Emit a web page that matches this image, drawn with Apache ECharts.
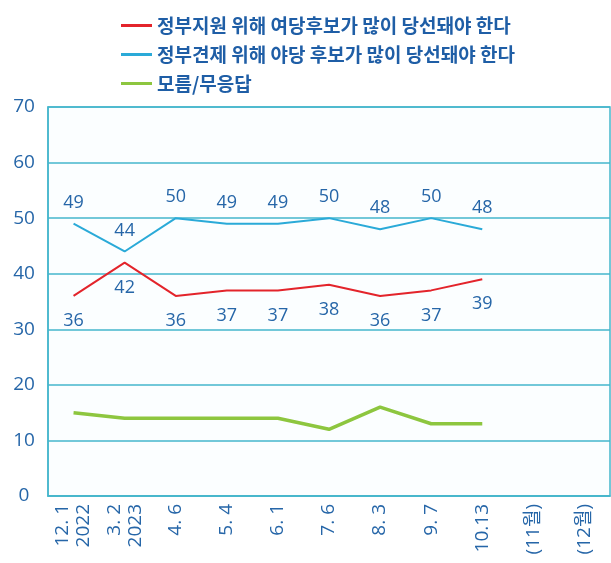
<!DOCTYPE html>
<html><head><meta charset="utf-8">
<script src="https://cdn.jsdelivr.net/npm/echarts@6/dist/echarts.min.js"></script>
<style>html,body{margin:0;padding:0;background:#fff}#c{width:611px;height:563px}</style>
</head><body><div id="c"></div>
<script>
const categories = ["12. 1\n2022", "3. 2\n2023", "4. 6", "5. 4", "6. 1", "7. 6", "8. 3", "9. 7", "10.13", "(11월)", "(12월)"];
const seriesNames = ["정부지원 위해 여당후보가 많이 당선돼야 한다", "정부견제 위해 야당 후보가 많이 당선돼야 한다", "모름/무응답"];
const ruling = [36, 42, 36, 37, 37, 38, 36, 37, 39, null, null];
const opposition = [49, 44, 50, 49, 49, 50, 48, 50, 48, null, null];
const unknown = [15, 14, 14, 14, 14, 12, 16, 13, 13, null, null];
const yTicks = [0, 10, 20, 30, 40, 50, 60, 70];

const textBlue = '#2666a8';
const gridColor = '#45b6cc';
const font = 'Open Sans, Noto Sans CJK KR, sans-serif';
const chart = echarts.init(document.getElementById('c'), null, {renderer: 'canvas'});
const labelStyle = (pos, dist) => ({show: true, position: pos, distance: dist, color: textBlue, fontSize: 18, fontFamily: font});
chart.setOption({
  animation: false,
  backgroundColor: '#ffffff',
  legend: {
    orient: 'vertical', left: 116, top: 10, itemGap: 8,
    itemWidth: 31, itemHeight: 3,
    textStyle: {color: '#1f5ea6', fontSize: 19, fontWeight: 'bold', fontFamily: 'Noto Sans CJK KR, sans-serif', lineHeight: 21},
    data: [
      {name: seriesNames[0], icon: 'rect', itemStyle: {color: '#e3242b'}},
      {name: seriesNames[1], icon: 'rect', itemStyle: {color: '#2aaad8'}},
      {name: seriesNames[2], icon: 'rect', itemStyle: {color: '#8dc63f'}}
    ]
  },
  grid: {left: 48, right: 1, top: 107, bottom: 67, show: true, borderColor: gridColor, borderWidth: 1.5, backgroundColor: '#fbfeff'},
  xAxis: {
    type: 'category', data: categories, boundaryGap: true,
    axisLine: {show: true, lineStyle: {color: gridColor, width: 1.5}},
    axisTick: {show: false},
    axisLabel: {rotate: 90, margin: 8, color: textBlue, fontSize: 19, fontFamily: font, lineHeight: 21, interval: 0}
  },
  yAxis: {
    type: 'value', min: yTicks[0], max: yTicks[yTicks.length - 1], interval: 10,
    axisLine: {show: true, lineStyle: {color: gridColor, width: 1.5}},
    axisTick: {show: false},
    splitLine: {show: true, lineStyle: {color: gridColor, width: 1.5}},
    axisLabel: {align: 'center', margin: 24, color: textBlue, fontSize: 19, fontFamily: font}
  },
  series: [
    {name: seriesNames[0], type: 'line', data: ruling, showSymbol: true, symbol: 'circle', symbolSize: 0,
     lineStyle: {color: '#e3242b', width: 2}, itemStyle: {color: '#e3242b'},
     label: labelStyle('bottom', 16)},
    {name: seriesNames[1], type: 'line', data: opposition, showSymbol: true, symbol: 'circle', symbolSize: 0,
     lineStyle: {color: '#2aaad8', width: 2}, itemStyle: {color: '#2aaad8'},
     label: labelStyle('top', 12)},
    {name: seriesNames[2], type: 'line', data: unknown, showSymbol: false, symbol: 'none',
     lineStyle: {color: '#8dc63f', width: 3.5}, itemStyle: {color: '#8dc63f'}}
  ]
});
</script></body></html>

________________

Go through the data above and transcribe it in full, omitting any image.

Emit a web page that matches this image, drawn with Apache ECharts.
<!DOCTYPE html>
<html><head><meta charset="utf-8">
<script src="https://cdn.jsdelivr.net/npm/echarts@6/dist/echarts.min.js"></script>
<style>html,body{margin:0;padding:0;background:#fff}#c{width:611px;height:563px}</style>
</head><body><div id="c"></div>
<script>
const categories = ["12. 1\n2022", "3. 2\n2023", "4. 6", "5. 4", "6. 1", "7. 6", "8. 3", "9. 7", "10.13", "(11월)", "(12월)"];
const seriesNames = ["정부지원 위해 여당후보가 많이 당선돼야 한다", "정부견제 위해 야당 후보가 많이 당선돼야 한다", "모름/무응답"];
const ruling = [36, 42, 36, 37, 37, 38, 36, 37, 39, null, null];
const opposition = [49, 44, 50, 49, 49, 50, 48, 50, 48, null, null];
const unknown = [15, 14, 14, 14, 14, 12, 16, 13, 13, null, null];
const yTicks = [0, 10, 20, 30, 40, 50, 60, 70];

const textBlue = '#2666a8';
const gridColor = '#45b6cc';
const font = 'Open Sans, Noto Sans CJK KR, sans-serif';
const chart = echarts.init(document.getElementById('c'), null, {renderer: 'canvas'});
const labelStyle = (pos, dist) => ({show: true, position: pos, distance: dist, color: textBlue, fontSize: 18, fontFamily: font});
chart.setOption({
  animation: false,
  backgroundColor: '#ffffff',
  legend: {
    orient: 'vertical', left: 116, top: 10, itemGap: 8,
    itemWidth: 31, itemHeight: 3,
    textStyle: {color: '#1f5ea6', fontSize: 19, fontWeight: 'bold', fontFamily: 'Noto Sans CJK KR, sans-serif', lineHeight: 21},
    data: [
      {name: seriesNames[0], icon: 'rect', itemStyle: {color: '#e3242b'}},
      {name: seriesNames[1], icon: 'rect', itemStyle: {color: '#2aaad8'}},
      {name: seriesNames[2], icon: 'rect', itemStyle: {color: '#8dc63f'}}
    ]
  },
  grid: {left: 48, right: 1, top: 107, bottom: 67, show: true, borderColor: gridColor, borderWidth: 1.5, backgroundColor: '#fbfeff'},
  xAxis: {
    type: 'category', data: categories, boundaryGap: true,
    axisLine: {show: true, lineStyle: {color: gridColor, width: 1.5}},
    axisTick: {show: false},
    axisLabel: {rotate: 90, margin: 8, color: textBlue, fontSize: 19, fontFamily: font, lineHeight: 21, interval: 0}
  },
  yAxis: {
    type: 'value', min: yTicks[0], max: yTicks[yTicks.length - 1], interval: 10,
    axisLine: {show: true, lineStyle: {color: gridColor, width: 1.5}},
    axisTick: {show: false},
    splitLine: {show: true, lineStyle: {color: gridColor, width: 1.5}},
    axisLabel: {align: 'center', margin: 24, color: textBlue, fontSize: 19, fontFamily: font}
  },
  series: [
    {name: seriesNames[0], type: 'line', data: ruling, showSymbol: true, symbol: 'circle', symbolSize: 0,
     lineStyle: {color: '#e3242b', width: 2}, itemStyle: {color: '#e3242b'},
     label: labelStyle('bottom', 16)},
    {name: seriesNames[1], type: 'line', data: opposition, showSymbol: true, symbol: 'circle', symbolSize: 0,
     lineStyle: {color: '#2aaad8', width: 2}, itemStyle: {color: '#2aaad8'},
     label: labelStyle('top', 12)},
    {name: seriesNames[2], type: 'line', data: unknown, showSymbol: false, symbol: 'none',
     lineStyle: {color: '#8dc63f', width: 3.5}, itemStyle: {color: '#8dc63f'}}
  ]
});
</script></body></html>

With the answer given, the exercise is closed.